Speaking of football, as Vicky did about Tom Brady, she recollects her days as a cheerleader at the Bethesda, Md. high school. “I planned a trick to help our team win. Three downs and three yards to go, and you pass a rumor that one of the Bethesda cheerleaders isn’t wearing underpants. Our team was in on the trick. We’d do our cheerleader cartwheels, and distract the rival players who were looking for that girl. And that girl was me!”
Curiosity about the pre-nup keeps continental scenesters gossiping about the pending divorce of Mercedes and Texas billionaire Sid Bass, a board member and former major investor in Disney whose voice still “counts for plenty.” Their wedding was a $500,000 affair, and after 23 years, the split was announced this week.

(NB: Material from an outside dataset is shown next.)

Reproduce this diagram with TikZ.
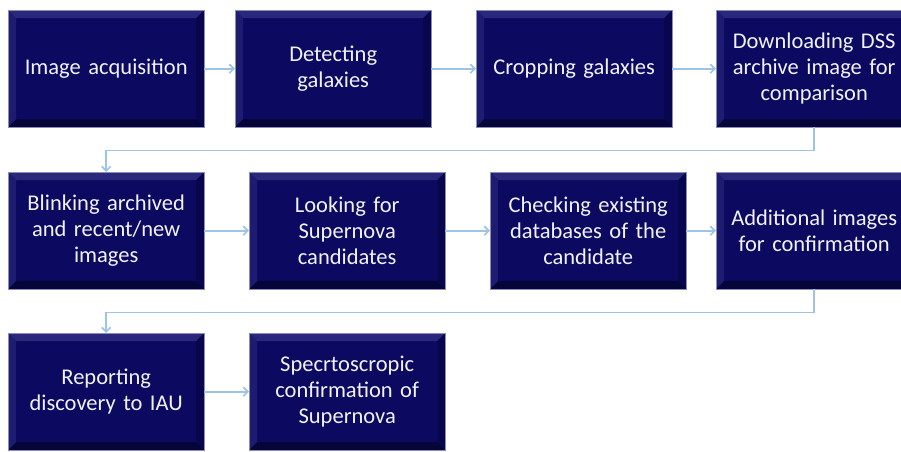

Rumors have been ongoing for more than a year. The Iranian-born Mercedes Tavacoli Diba was wed to Ambassador Francis Kellogg, and Sid’s previous marriage was to arts patron Anne Hendricks Bass, a huge supporter of ballet.
Sources say Sid’s tired of the social rumble and its black-tie events, and wants to concentrate on his art. Attending a black-tie charity party some years ago, we met Sid during a dinner break. He was charming. We mentioned we were bypassing dessert and leaving early. “I wish I could,” he sighed. “Why not?” we asked. With a downcast look, he nodded toward Mercedes. Do too many parties wreck a marriage?